Mayor of South Lake Tahoe, California
- In office 2008–2009
- Succeeded by: Kathay Lovell

Judge of Dallas County's 195th Judicial District Court
- In office May 29, 1992 – December 31, 1992
- Appointed by: Ann Richards
- Preceded by: Joe Kendell
- Succeeded by: John R. Nelms

Personal details
- Education: Baylor University (BA, JD)

= Jerry Birdwell =

American judge

Jerry R. Birdwell is the former mayor of South Lake Tahoe, California and judge of Dallas County's 195th Judicial District Court. Birdwell was the first openly gay judge appointed in Texas.

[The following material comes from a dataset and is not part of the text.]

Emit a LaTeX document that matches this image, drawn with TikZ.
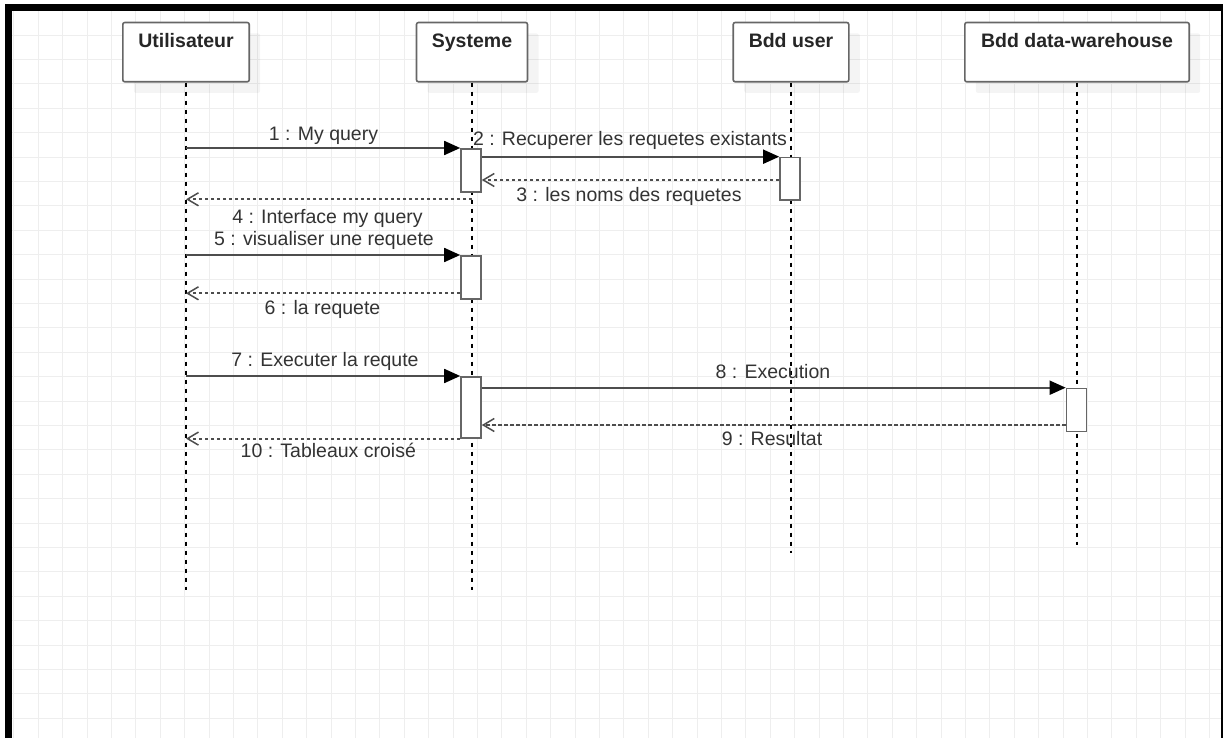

==Early life and education==
Birdwell received a B.A. from Baylor University and a J.D. from Baylor Law School.

==Judicial service==
On May 22, 1992, Governor Ann Richards appointed Birdwell to be judge of Dallas County's 195th Judicial District Court. She claimed that his sexual orientation was not a factor in his appointment, but gay rights groups promoted his appointment as a historical milestone, while Republican politicians called it a "slap in the face" to voters. Birdwell took office on May 29, 1992, but was defeated for reelection later that year by John R. Nelms after a homophobic campaign. Birdwell left office on December 31, 1992.

==Political career==
In 2006, Birdwell began a four-year term on the city council of South Lake Tahoe, California. On December 9, 2008, Birdwell was elected to serve a one-year term as mayor of South Lake Tahoe.